Raw data.
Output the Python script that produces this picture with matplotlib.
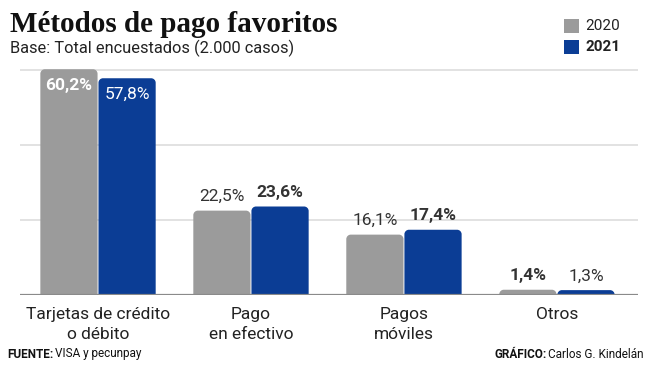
import matplotlib
matplotlib.use("Agg")
import matplotlib.pyplot as plt
from matplotlib.path import Path
from matplotlib.patches import PathPatch, Rectangle
import numpy as np

categories = ["Tarjetas de crédito\no débito", "Pago\nen efectivo", "Pagos\nmóviles", "Otros"]
values_2020 = [60.2, 22.5, 16.1, 1.4]
values_2021 = [57.8, 23.6, 17.4, 1.3]
labels_2020 = ["60,2%", "22,5%", "16,1%", "1,4%"]
labels_2021 = ["57,8%", "23,6%", "17,4%", "1,3%"]
series_names = ["2020", "2021"]

GRAY = "#9b9b9b"
BLUE = "#0b3d95"
TXT = "#333333"
FONT = "Roboto"
NARROW = ["Liberation Sans Narrow", "Roboto"]

W, H = 654, 369
fig = plt.figure(figsize=(W / 100, H / 100), dpi=100)
ax = fig.add_axes([20 / W, 1 - 295 / H, 618 / W, 232.5 / H])
ax.set_xlim(-0.51, 3.53)
ax.set_ylim(0, 62)

x = np.arange(len(categories))
bw = 0.38
b1 = ax.bar(x - bw / 2, values_2020, bw, color=GRAY, zorder=3)
b2 = ax.bar(x + bw / 2, values_2021, bw, color=BLUE, zorder=3)

# convert to rounded-top bars
pxx = 618 / (3.53 + 0.51)
pxy = 232.5 / 62
r_px = 4.5
rx, ry = r_px / pxx, r_px / pxy
k = 0.5523
def rounded(rect, color):
    x0, y0 = rect.get_x() + 0.003, rect.get_y()
    w, h = rect.get_width() - 0.006, rect.get_height()
    ryy = min(ry, h)
    x1, y1 = x0 + w, y0 + h
    verts = [(x0, y0), (x0, y1 - ryy),
             (x0, y1 - ryy + k * ryy), (x0 + rx - k * rx, y1), (x0 + rx, y1),
             (x1 - rx, y1),
             (x1 - rx + k * rx, y1), (x1, y1 - ryy + k * ryy), (x1, y1 - ryy),
             (x1, y0), (x0, y0)]
    codes = [Path.MOVETO, Path.LINETO,
             Path.CURVE4, Path.CURVE4, Path.CURVE4,
             Path.LINETO,
             Path.CURVE4, Path.CURVE4, Path.CURVE4,
             Path.LINETO, Path.CLOSEPOLY]
    rect.set_visible(False)
    ax.add_patch(PathPatch(Path(verts, codes), facecolor=color, edgecolor="none", zorder=3))

for r in b1:
    rounded(r, GRAY)
for r in b2:
    rounded(r, BLUE)

# grid
for g in [20, 40, 60]:
    ax.axhline(g, color="#dddddd", lw=1.2, zorder=1)
ax.axhline(0, color="#8a8a8a", lw=1.6, zorder=4)
for s in ax.spines.values():
    s.set_visible(False)
ax.set_xticks([])
ax.set_yticks([])

# value labels
bold2020 = [True, False, False, True]
for i in range(len(categories)):
    for xs, v, lab, bold, inside in [
        (x[i] - bw / 2, values_2020[i], labels_2020[i], bold2020[i], i == 0),
        (x[i] + bw / 2, values_2021[i], labels_2021[i], not bold2020[i], i == 0),
    ]:
        if inside:
            ax.text(xs, v - 16 / pxy, lab, ha="center", va="center", color="white",
                    fontsize=12.5, fontweight="bold" if bold else "normal", family=FONT, zorder=5)
        else:
            ax.text(xs, v + 14 / pxy, lab, ha="center", va="center", color=TXT,
                    fontsize=12.5, fontweight="bold" if bold else "normal", family=FONT, zorder=5)

# category labels
for i, c in enumerate(categories):
    ax.text(x[i], -12 / pxy, c, ha="center", va="top", color="#222222",
            fontsize=12.5, family=FONT, linespacing=1.42)

# title
fig.text(10 / W, 1 - 32 / H, "Métodos de pago favoritos", ha="left", va="baseline",
         fontsize=21, fontweight="bold", family="Liberation Serif", color="#111111")
fig.text(10 / W, 1 - 48 / H, "Base: Total encuestados (2.000 casos)", ha="left", va="center",
         fontsize=11.8, family=FONT, color="#222222")

# legend
for j, (name, col) in enumerate(zip(series_names, [GRAY, BLUE])):
    yc = 26 + j * 21
    fig.patches.append(Rectangle((564 / W, 1 - (yc + 7) / H), 15 / W, 14 / H,
                                 transform=fig.transFigure, facecolor=col, edgecolor="none"))
    fig.text(585 / W, 1 - yc / H, name, ha="left", va="center", fontsize=11, family=FONT,
             fontweight="bold" if j == 1 else "normal", color="#222222")

# footer
FS = 8.5
t = fig.text(7 / W, 1 - 354 / H, "FUENTE:", ha="left", va="center", fontsize=FS,
             family=NARROW, fontweight="bold", color="#111111")
fig.canvas.draw()
bb = t.get_window_extent()
fig.text(bb.x1 / W + 2 / W, 1 - 354 / H, "VISA y pecunpay", ha="left", va="center",
         fontsize=FS, family=NARROW, color="#111111")
t2 = fig.text(644 / W, 1 - 354 / H, "Carlos G. Kindelán", ha="right", va="center",
              fontsize=FS, family=NARROW, color="#111111")
fig.canvas.draw()
bb2 = t2.get_window_extent()
fig.text(bb2.x0 / W - 2 / W, 1 - 354 / H, "GRÁFICO:", ha="right", va="center", fontsize=FS,
         family=NARROW, fontweight="bold", color="#111111")

fig.savefig("out.png", dpi=100)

The exercise. Make an exact copy of the data above, pictures excluded.

Exercise solution.
Output the Python script that produces this picture with matplotlib.
import matplotlib
matplotlib.use("Agg")
import matplotlib.pyplot as plt
from matplotlib.path import Path
from matplotlib.patches import PathPatch, Rectangle
import numpy as np

categories = ["Tarjetas de crédito\no débito", "Pago\nen efectivo", "Pagos\nmóviles", "Otros"]
values_2020 = [60.2, 22.5, 16.1, 1.4]
values_2021 = [57.8, 23.6, 17.4, 1.3]
labels_2020 = ["60,2%", "22,5%", "16,1%", "1,4%"]
labels_2021 = ["57,8%", "23,6%", "17,4%", "1,3%"]
series_names = ["2020", "2021"]

GRAY = "#9b9b9b"
BLUE = "#0b3d95"
TXT = "#333333"
FONT = "Roboto"
NARROW = ["Liberation Sans Narrow", "Roboto"]

W, H = 654, 369
fig = plt.figure(figsize=(W / 100, H / 100), dpi=100)
ax = fig.add_axes([20 / W, 1 - 295 / H, 618 / W, 232.5 / H])
ax.set_xlim(-0.51, 3.53)
ax.set_ylim(0, 62)

x = np.arange(len(categories))
bw = 0.38
b1 = ax.bar(x - bw / 2, values_2020, bw, color=GRAY, zorder=3)
b2 = ax.bar(x + bw / 2, values_2021, bw, color=BLUE, zorder=3)

# convert to rounded-top bars
pxx = 618 / (3.53 + 0.51)
pxy = 232.5 / 62
r_px = 4.5
rx, ry = r_px / pxx, r_px / pxy
k = 0.5523
def rounded(rect, color):
    x0, y0 = rect.get_x() + 0.003, rect.get_y()
    w, h = rect.get_width() - 0.006, rect.get_height()
    ryy = min(ry, h)
    x1, y1 = x0 + w, y0 + h
    verts = [(x0, y0), (x0, y1 - ryy),
             (x0, y1 - ryy + k * ryy), (x0 + rx - k * rx, y1), (x0 + rx, y1),
             (x1 - rx, y1),
             (x1 - rx + k * rx, y1), (x1, y1 - ryy + k * ryy), (x1, y1 - ryy),
             (x1, y0), (x0, y0)]
    codes = [Path.MOVETO, Path.LINETO,
             Path.CURVE4, Path.CURVE4, Path.CURVE4,
             Path.LINETO,
             Path.CURVE4, Path.CURVE4, Path.CURVE4,
             Path.LINETO, Path.CLOSEPOLY]
    rect.set_visible(False)
    ax.add_patch(PathPatch(Path(verts, codes), facecolor=color, edgecolor="none", zorder=3))

for r in b1:
    rounded(r, GRAY)
for r in b2:
    rounded(r, BLUE)

# grid
for g in [20, 40, 60]:
    ax.axhline(g, color="#dddddd", lw=1.2, zorder=1)
ax.axhline(0, color="#8a8a8a", lw=1.6, zorder=4)
for s in ax.spines.values():
    s.set_visible(False)
ax.set_xticks([])
ax.set_yticks([])

# value labels
bold2020 = [True, False, False, True]
for i in range(len(categories)):
    for xs, v, lab, bold, inside in [
        (x[i] - bw / 2, values_2020[i], labels_2020[i], bold2020[i], i == 0),
        (x[i] + bw / 2, values_2021[i], labels_2021[i], not bold2020[i], i == 0),
    ]:
        if inside:
            ax.text(xs, v - 16 / pxy, lab, ha="center", va="center", color="white",
                    fontsize=12.5, fontweight="bold" if bold else "normal", family=FONT, zorder=5)
        else:
            ax.text(xs, v + 14 / pxy, lab, ha="center", va="center", color=TXT,
                    fontsize=12.5, fontweight="bold" if bold else "normal", family=FONT, zorder=5)

# category labels
for i, c in enumerate(categories):
    ax.text(x[i], -12 / pxy, c, ha="center", va="top", color="#222222",
            fontsize=12.5, family=FONT, linespacing=1.42)

# title
fig.text(10 / W, 1 - 32 / H, "Métodos de pago favoritos", ha="left", va="baseline",
         fontsize=21, fontweight="bold", family="Liberation Serif", color="#111111")
fig.text(10 / W, 1 - 48 / H, "Base: Total encuestados (2.000 casos)", ha="left", va="center",
         fontsize=11.8, family=FONT, color="#222222")

# legend
for j, (name, col) in enumerate(zip(series_names, [GRAY, BLUE])):
    yc = 26 + j * 21
    fig.patches.append(Rectangle((564 / W, 1 - (yc + 7) / H), 15 / W, 14 / H,
                                 transform=fig.transFigure, facecolor=col, edgecolor="none"))
    fig.text(585 / W, 1 - yc / H, name, ha="left", va="center", fontsize=11, family=FONT,
             fontweight="bold" if j == 1 else "normal", color="#222222")

# footer
FS = 8.5
t = fig.text(7 / W, 1 - 354 / H, "FUENTE:", ha="left", va="center", fontsize=FS,
             family=NARROW, fontweight="bold", color="#111111")
fig.canvas.draw()
bb = t.get_window_extent()
fig.text(bb.x1 / W + 2 / W, 1 - 354 / H, "VISA y pecunpay", ha="left", va="center",
         fontsize=FS, family=NARROW, color="#111111")
t2 = fig.text(644 / W, 1 - 354 / H, "Carlos G. Kindelán", ha="right", va="center",
              fontsize=FS, family=NARROW, color="#111111")
fig.canvas.draw()
bb2 = t2.get_window_extent()
fig.text(bb2.x0 / W - 2 / W, 1 - 354 / H, "GRÁFICO:", ha="right", va="center", fontsize=FS,
         family=NARROW, fontweight="bold", color="#111111")

fig.savefig("out.png", dpi=100)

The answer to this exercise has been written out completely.